EXERCISE AIM — Begin with the first line and repeat exactly through the line containing "ax.axhline(yv, color='#cfd0d2', lw=1, zorder=0.8)"; leave every image out.

EXCERPTED DATA —
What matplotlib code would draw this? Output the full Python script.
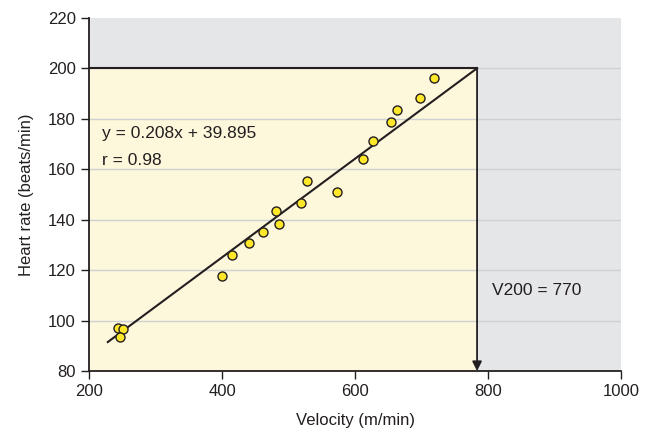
import matplotlib
matplotlib.use('Agg')
import matplotlib.pyplot as plt
from matplotlib.patches import Rectangle

plt.rcParams['font.family'] = ['Liberation Sans', 'DejaVu Sans']

velocity = [243, 251, 246, 399, 415, 440, 461, 481, 485, 518,
            528, 573, 612, 627, 654, 663, 697, 719]
heart_rate = [96.9, 96.5, 93.5, 117.6, 125.8, 130.8, 135.2, 143.6, 138.1, 146.7,
              155.2, 151.0, 164.2, 171.2, 178.6, 183.6, 188.2, 196.3]

fit_x = [228, 783]
fit_y = [91.5, 200]
v200 = 783
hr_max = 200

xticks = [200, 400, 600, 800, 1000]
yticks = [80, 100, 120, 140, 160, 180, 200, 220]

fig = plt.figure(figsize=(6.46, 4.34), dpi=100)
ax = fig.add_axes([0.138, 0.145, 0.824, 0.814])
ax.set_xlim(200, 1000)
ax.set_ylim(80, 220)
ax.set_facecolor('#e5e6e8')

ax.add_patch(Rectangle((200, 80), v200 - 200, hr_max - 80,
                       facecolor='#fdf8dc', edgecolor='none', zorder=0.5))
for yv in yticks[1:-1]:
    ax.axhline(yv, color='#cfd0d2', lw=1, zorder=0.8)

ax.plot([200, v200], [hr_max, hr_max], color='#231f20', lw=1.5, zorder=2)
ax.annotate('', xy=(v200, 80), xytext=(v200, hr_max),
            arrowprops=dict(arrowstyle='-|>', color='#231f20', lw=1.3,
                            mutation_scale=14, shrinkA=0, shrinkB=0), zorder=2)
ax.plot(fit_x, fit_y, color='#231f20', lw=1.5, zorder=3)
ax.plot(velocity, heart_rate, 'o', ms=6.5, mfc='#ffe82a', mec='#231f20',
        mew=1, zorder=4)

ax.text(220, 174.3, 'y = 0.208x + 39.895', fontsize=12.5, color='#231f20', va='center')
ax.text(220, 163.6, 'r = 0.98', fontsize=12.5, color='#231f20', va='center')
ax.text(806, 111.8, 'V200 = 770', fontsize=12.5, color='#231f20', va='center')

ax.set_xticks(xticks)
ax.set_yticks(yticks)
ax.tick_params(labelsize=12, colors='#231f20', length=6, width=1)
for s in ['top', 'right']:
    ax.spines[s].set_visible(False)
for s in ['left', 'bottom']:
    ax.spines[s].set_color('#231f20')
    ax.spines[s].set_linewidth(1.3)
ax.set_xlabel('Velocity (m/min)', fontsize=12, color='#231f20', labelpad=10)
ax.set_ylabel('Heart rate (beats/min)', fontsize=12, color='#231f20', labelpad=10)

plt.savefig('out.png', dpi=100)
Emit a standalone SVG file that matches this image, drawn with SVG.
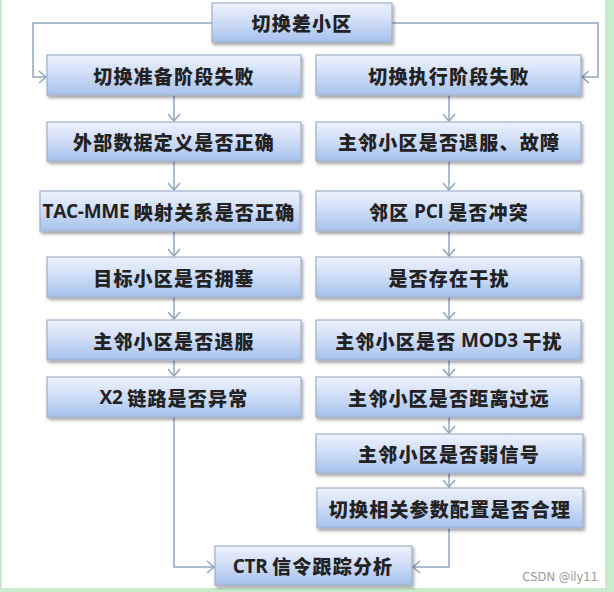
<svg xmlns="http://www.w3.org/2000/svg" width="614" height="592" viewBox="0 0 614 592">
<defs>
<linearGradient id="g" x1="0" y1="0" x2="0" y2="1">
<stop offset="0" stop-color="#eef3fc"/>
<stop offset="0.5" stop-color="#cddcf6"/>
<stop offset="1" stop-color="#a6c0ec"/>
</linearGradient>
<filter id="sh" x="-10%" y="-20%" width="120%" height="150%">
<feDropShadow dx="1.5" dy="2.5" stdDeviation="1.5" flood-color="#000" flood-opacity="0.35"/>
</filter>
<marker id="ar" markerUnits="userSpaceOnUse" markerWidth="10" markerHeight="14" refX="8" refY="7" orient="auto" viewBox="0 0 10 14">
<path d="M1,1 L8,7 L1,13" fill="none" stroke="#8ea6bf" stroke-width="1.5"/>
</marker>
</defs>
<style>
.b{fill:url(#g);stroke:#9eb0c8;stroke-width:1.2;filter:url(#sh)}
.t{font-family:"Noto Sans CJK SC",sans-serif;font-size:19px;font-weight:900;fill:#222222;text-anchor:middle;dominant-baseline:central;letter-spacing:1.2px}
.l{font-family:"Open Sans","Liberation Sans",sans-serif;font-weight:bold;letter-spacing:-0.3px}
.c{fill:none;stroke:#8ea6bf;stroke-width:1.5}
</style>
<rect x="0" y="0" width="614" height="592" fill="#ffffff"/>
<rect x="0" y="0" width="2" height="592" fill="#c9edcc"/>
<rect x="605" y="0" width="9" height="592" fill="#c9edcc"/>
<rect x="0" y="588" width="614" height="4" fill="#c9edcc"/>

<g id="connectors">
<path class="c" d="M212,23 H33 V77 H46" marker-end="url(#ar)"/>
<path class="c" d="M392,23 H598 V77 H582" marker-end="url(#ar)"/>
<path class="c" d="M174,95 V121" marker-end="url(#ar)"/>
<path class="c" d="M174,161 V190" marker-end="url(#ar)"/>
<path class="c" d="M174,231 V256" marker-end="url(#ar)"/>
<path class="c" d="M174,297 V319" marker-end="url(#ar)"/>
<path class="c" d="M174,360 V376" marker-end="url(#ar)"/>
<path class="c" d="M174,417 V567 H214" marker-end="url(#ar)"/>
<path class="c" d="M449,95 V121" marker-end="url(#ar)"/>
<path class="c" d="M449,161 V190" marker-end="url(#ar)"/>
<path class="c" d="M449,231 V256" marker-end="url(#ar)"/>
<path class="c" d="M449,297 V319" marker-end="url(#ar)"/>
<path class="c" d="M449,360 V376" marker-end="url(#ar)"/>
<path class="c" d="M449,417 V433" marker-end="url(#ar)"/>
<path class="c" d="M449,473 V487" marker-end="url(#ar)"/>
<path class="c" d="M449,528 V567 H413" marker-end="url(#ar)"/>
</g>

<g id="n0"><rect class="b" x="212" y="3" width="180" height="39"/><text class="t" x="302" y="22.5">切换差小区</text></g>
<g id="L1"><rect class="b" x="47" y="55" width="254" height="40"/><text class="t" x="174" y="75">切换准备阶段失败</text></g>
<g id="R1"><rect class="b" x="316" y="55" width="265" height="40"/><text class="t" x="449" y="75">切换执行阶段失败</text></g>
<g id="L2"><rect class="b" x="47" y="122" width="254" height="39"/><text class="t" x="174" y="141.5">外部数据定义是否正确</text></g>
<g id="R2"><rect class="b" x="316" y="122" width="265" height="39"/><text class="t" x="449" y="141.5">主邻小区是否退服、故障</text></g>
<g id="L3"><rect class="b" x="40" y="191" width="260" height="40"/><text class="t" x="169" y="211"><tspan class="l">TAC-MME </tspan>映射关系是否正确</text></g>
<g id="R3"><rect class="b" x="316" y="191" width="265" height="40"/><text class="t" x="449" y="211">邻区<tspan class="l"> PCI </tspan>是否冲突</text></g>
<g id="L4"><rect class="b" x="47" y="257" width="254" height="40"/><text class="t" x="174" y="277">目标小区是否拥塞</text></g>
<g id="R4"><rect class="b" x="316" y="257" width="265" height="40"/><text class="t" x="449" y="277">是否存在干扰</text></g>
<g id="L5"><rect class="b" x="47" y="320" width="254" height="40"/><text class="t" x="174" y="340">主邻小区是否退服</text></g>
<g id="R5"><rect class="b" x="316" y="320" width="265" height="40"/><text class="t" x="449" y="340">主邻小区是否<tspan class="l"> MOD3 </tspan>干扰</text></g>
<g id="L6"><rect class="b" x="47" y="377" width="254" height="40"/><text class="t" x="174" y="397"><tspan class="l">X2 </tspan>链路是否异常</text></g>
<g id="R6"><rect class="b" x="316" y="377" width="265" height="40"/><text class="t" x="449" y="397">主邻小区是否距离过远</text></g>
<g id="R7"><rect class="b" x="316" y="434" width="267" height="39"/><text class="t" x="449" y="453.5">主邻小区是否弱信号</text></g>
<g id="R8"><rect class="b" x="317" y="488" width="266" height="40"/><text class="t" x="450" y="508">切换相关参数配置是否合理</text></g>
<g id="B"><rect class="b" x="215" y="546" width="197" height="39"/><text class="t" x="313" y="565.5"><tspan class="l">CTR </tspan>信令跟踪分析</text></g>

<text x="598" y="581" font-family="'DejaVu Sans',sans-serif" font-size="11.5" fill="#9a9a9a" text-anchor="end">CSDN @ily11</text>
</svg>
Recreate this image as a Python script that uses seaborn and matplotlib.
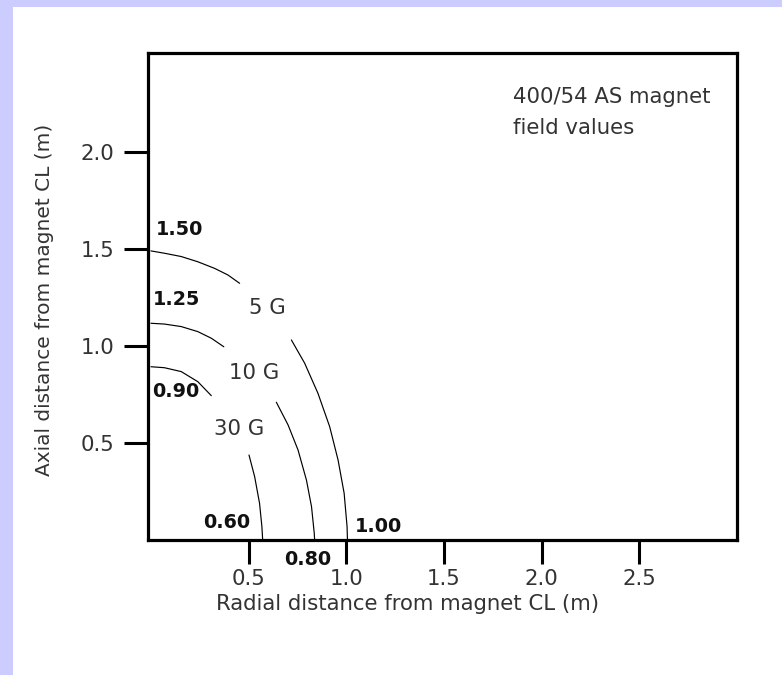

OUTPUT FOR THIS EXERCISE —
What matplotlib code would draw this? Output the full Python script.
import matplotlib
matplotlib.use('Agg')
import matplotlib.pyplot as plt
from matplotlib.patches import Rectangle

plt.rcParams['font.family'] = ['Liberation Sans', 'DejaVu Sans']

velocity = [243, 251, 246, 399, 415, 440, 461, 481, 485, 518,
            528, 573, 612, 627, 654, 663, 697, 719]
heart_rate = [96.9, 96.5, 93.5, 117.6, 125.8, 130.8, 135.2, 143.6, 138.1, 146.7,
              155.2, 151.0, 164.2, 171.2, 178.6, 183.6, 188.2, 196.3]

fit_x = [228, 783]
fit_y = [91.5, 200]
v200 = 783
hr_max = 200

xticks = [200, 400, 600, 800, 1000]
yticks = [80, 100, 120, 140, 160, 180, 200, 220]

fig = plt.figure(figsize=(6.46, 4.34), dpi=100)
ax = fig.add_axes([0.138, 0.145, 0.824, 0.814])
ax.set_xlim(200, 1000)
ax.set_ylim(80, 220)
ax.set_facecolor('#e5e6e8')

ax.add_patch(Rectangle((200, 80), v200 - 200, hr_max - 80,
                       facecolor='#fdf8dc', edgecolor='none', zorder=0.5))
for yv in yticks[1:-1]:
    ax.axhline(yv, color='#cfd0d2', lw=1, zorder=0.8)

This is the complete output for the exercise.